Continuing to work on my next solo record, finishing the Longview album pretty soon, mixing the Exit Calm debut and there's a few more projects planned that I probably shouldn't announce until a bit more progress has been made.
If you had to pick one definite record or song that defined the genre "shoegaze" what would it be and why?
My alltime favourite "shoegaze" song is definitely Chapterhouse's In My Arms. As an introductory album I'd probably recommend Slowdive's 'souvlaki' as it combines all the best bits the genre has to offer in one album: great, timeless songwriting, wonderful soundscape-y guitars and electronics as well as a production that today still sounds exciting and boundary-pushing - the sleeve notes state "mixed and flanged by Ed Buller and Slowdive" for a reason! I also have to mention Mahogany's Dream Of Modern Day which was recorded at a time when not many other people cared for this music (the late 90s) and provided a template for a lot of the the new generation "shoegaze" stuff to come.

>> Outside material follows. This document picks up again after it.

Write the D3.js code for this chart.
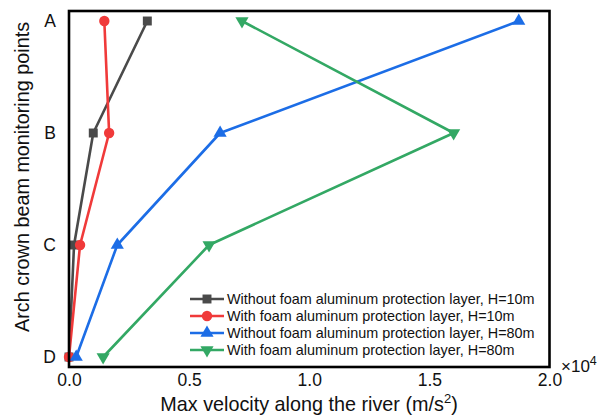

Finally, what does the term "shoegaze" mean to you and why?
No musician likes to be trapped in a genre - at the same time I always thought "shoegaze" was one of the more acceptable terms to be associated with simply because you're given a lot of musical freedom. Most other genres provide you with a very limited range of sounds and styles you're allowed to explore - if you go beyond that people will get pissed off, sometimes even accusing you of betraying the scene. "Shoegaze" has never been so much about a particular sound - it's more an attitude, an approach - this becomes apparent even when you listen to the first generation bands: a wide range of styles and emotions are covered from the claustrophobic, suicidal soundscapes of Curve, the 60s inspired noise pop of Ride, the ethereal guitar washes of Slowdive to Chapterhouse who on more than one occasion were probably closer to electronica than traditional indie rock. At the end of the day, "shoegaze" is probably just a name for what psychedelic or escapist music is about today.